Terrorism is a tactic of choice for state sponsors and rogue groups when its ability to achieve political aims outweighs the costs. The lack of consensus over the definition of terrorism complicates the fight against terrorism. A 1988 study found 100 different definitions of terrorism used by professionals. More than two decades later, Alex P. Schmid, editor of Perspectives on Terrorism, compiled 250 definitions. In many ways, terrorism’s definition parallels U.S. Supreme Court Justice Potter Stewart’s 1973 quip about pornography, “I shall not today attempt further to define [obscenity]; and perhaps I could never succeed in intelligibly doing so. But I know it when I see it….”

The chance that diplomats will ever agree at a round table on a definition of terrorism is between zero and nil.

Too many countries continue an a la carte approach, in which they condemn all terrorism except when conducted in pursuit of causes for which they agree. But, then again, there is no reason beyond the State Department’s peculiar culture that the goal of the United States should be to convene other parties and hash out a definition through discussion.

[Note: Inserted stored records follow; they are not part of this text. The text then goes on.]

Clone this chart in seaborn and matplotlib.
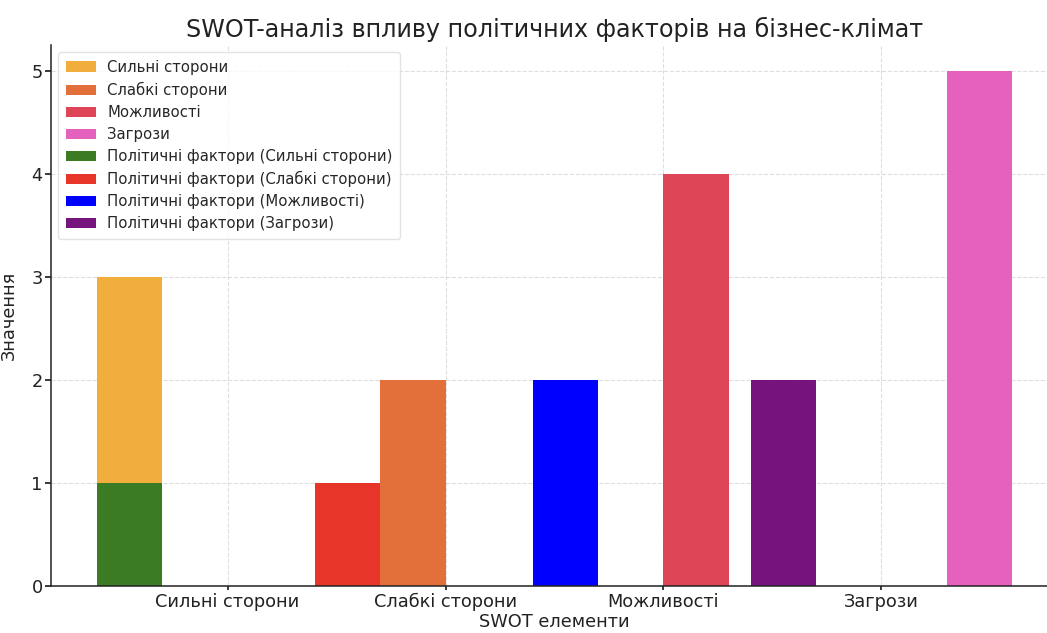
import numpy as np
import pandas as pd
import matplotlib
matplotlib.use("Agg")
import matplotlib.pyplot as plt
import seaborn as sns

# SWOT categories and their scores
categories = ["Сильні сторони", "Слабкі сторони", "Можливості", "Загрози"]
swot_values = [3, 2, 4, 5]
swot_colors = ["#F2AE3C", "#E3703A", "#DE4657", "#E462BD"]

# Political factors within each SWOT element
political_labels = [
    "Політичні фактори (Сильні сторони)",
    "Політичні фактори (Слабкі сторони)",
    "Політичні фактори (Можливості)",
    "Політичні фактори (Загрози)",
]
political_values = [1, 1, 2, 2]
political_colors = ["#3A7B23", "#E8352A", "#0000FF", "#74147C"]

sns.set_theme(style="ticks")
plt.rcParams["font.family"] = ["DejaVu Sans"]

fig = plt.figure(figsize=(10.47, 6.33), dpi=100)
ax = fig.add_axes([0.0487, 0.0742, 0.9618, 0.8547])

bar_w = 0.3
x = np.arange(len(categories))

for i, (cat, val, col) in enumerate(zip(categories, swot_values, swot_colors)):
    pos = x[i] + (i - 1.5) * bar_w
    sns.barplot(x=[pos], y=[val], native_scale=True, width=bar_w,
                color=col, saturation=1, errorbar=None, label=cat,
                linewidth=0, ax=ax)

for i, (lab, val, col) in enumerate(zip(political_labels, political_values, political_colors)):
    pos = x[i] - 1.5 * bar_w
    sns.barplot(x=[pos], y=[val], native_scale=True, width=bar_w,
                color=col, saturation=1, errorbar=None, label=lab,
                linewidth=0, ax=ax)

ax.set_xticks(x)
ax.set_xticklabels(categories)
ax.set_xlim(-0.81, 3.81)
ax.set_ylim(0, 5.25)
ax.set_yticks(range(0, 6))

ax.grid(True, linestyle="--", color="#d6d6d6", linewidth=0.8, alpha=0.8)
ax.set_axisbelow(True)
sns.despine(ax=ax)
for s in ("left", "bottom"):
    ax.spines[s].set_color("#222222")
    ax.spines[s].set_linewidth(1.1)

ax.tick_params(axis="x", labelsize=12.8, colors="#222222", length=3, pad=2)
ax.tick_params(axis="y", labelsize=12.8, colors="#222222", length=4, pad=2)
ax.set_xlabel("SWOT елементи", fontsize=12.8, color="#222222", labelpad=1)
ax.set_ylabel("Значення", fontsize=12.8, color="#222222", labelpad=10)
ax.set_title("SWOT-аналіз впливу політичних факторів на бізнес-клімат",
             fontsize=17.2, color="#222222", pad=6)

leg = ax.legend(loc="upper left", fontsize=10.7, frameon=True, handlelength=2.0,
                borderpad=0.5, labelspacing=0.47, fancybox=True)
leg.get_frame().set_edgecolor("#dddddd")

fig.savefig("out.png", dpi=100)
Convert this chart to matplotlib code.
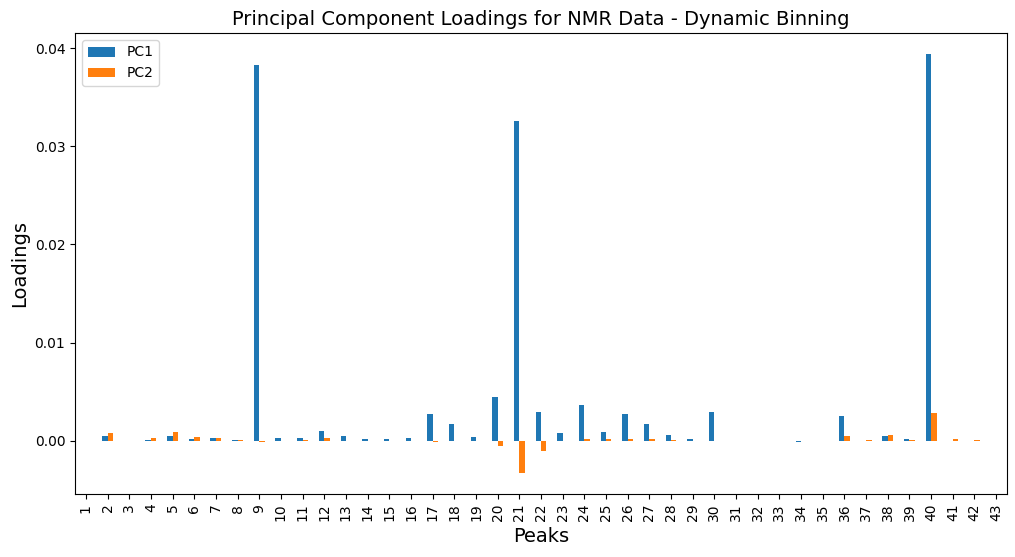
import matplotlib
matplotlib.use("Agg")
import matplotlib.pyplot as plt
import pandas as pd

# peak numbers 1..43
peaks = [str(i) for i in range(1, 44)]

pc1 = [0.0000, 0.0005, 0.0000, 0.0001, 0.0005, 0.0002, 0.0003, 0.0001, 0.0383, 0.0003,
       0.0003, 0.0010, 0.0005, 0.0002, 0.0002, 0.0003, 0.0027, 0.0017, 0.0004, 0.0044,
       0.0326, 0.0029, 0.0008, 0.0036, 0.0009, 0.0027, 0.0017, 0.0006, 0.0002, 0.0029,
       0.0000, 0.0000, 0.0000, -0.0001, 0.0000, 0.0025, 0.0000, 0.0005, 0.0002, 0.0394,
       0.0000, 0.0000, 0.0000]
pc2 = [0.0000, 0.0008, 0.0000, 0.0003, 0.0009, 0.0004, 0.0003, 0.0001, -0.0001, 0.0000,
       0.0001, 0.0003, 0.0000, 0.0000, 0.0000, 0.0000, -0.0001, 0.0000, 0.0000, -0.0005,
       -0.0033, -0.0011, 0.0000, 0.0002, 0.0002, 0.0002, 0.0002, 0.0001, 0.0000, 0.0000,
       0.0000, 0.0000, 0.0000, 0.0000, 0.0000, 0.0005, 0.0001, 0.0006, 0.0001, 0.0028,
       0.0002, 0.0001, 0.0000]

df = pd.DataFrame({"PC1": pc1, "PC2": pc2}, index=peaks)

fig = plt.figure(figsize=(10.15, 5.57), dpi=100)
ax = fig.add_axes([75 / 1015, 1 - 494 / 557, 932 / 1015, 461 / 557])
df.plot(kind="bar", ax=ax)

ax.set_title("Principal Component Loadings for NMR Data - Dynamic Binning", fontsize=14)
ax.set_xlabel("Peaks", fontsize=14)
ax.set_ylabel("Loadings", fontsize=14)
ax.legend(loc="upper left")

fig.savefig("out.png", dpi=100)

Many countries still seek U.S. counter-terrorism assistance. Take Turkey: It seeks U.S. help against the Kurdistan Workers Party (PKK), which it calls a terrorist group, yet it bends over backwards to legitimize and assist Hamas simply because Prime Minister Recep Tayyip Erdoğan agrees with Hamas’ platform and goals. Before the United States gives an iota of assistance to Turkey, it should force Turkey to enshrine in Turkish law a standard definition of terrorism, for example, that “terrorism is the deliberate targeting of civilians for political gain.” If Turkey acquiesces to such a definition, then it would have to stop treating Hamas as anything other than a terrorist group; if it does not, then perhaps Turkey is more a terror sponsor than a terror victim and so should be un-deserving of U.S. assistance.

The same holds true for any number of other states. If Pakistan wants anti-terror assistance, then first it should have to agree to a no-nonsense definition that gives no flexibility to the myriad terrorist groups that it now supports. Iran wants assistance against Jundullah and Baluch terrorists? Well, then, it must forever dispense with its “legitimate resistance” nonsense that it uses to justify the most violent terrorist campaigns.

President Obama and Secretary of State Clinton have tried to transform America into a global follower. It is time to once again become a global leader. If we do that one state at a time, then we can have far greater affect in the diplomatic fight against terrorism than any fleeting photo opportunity at an international conference will bring.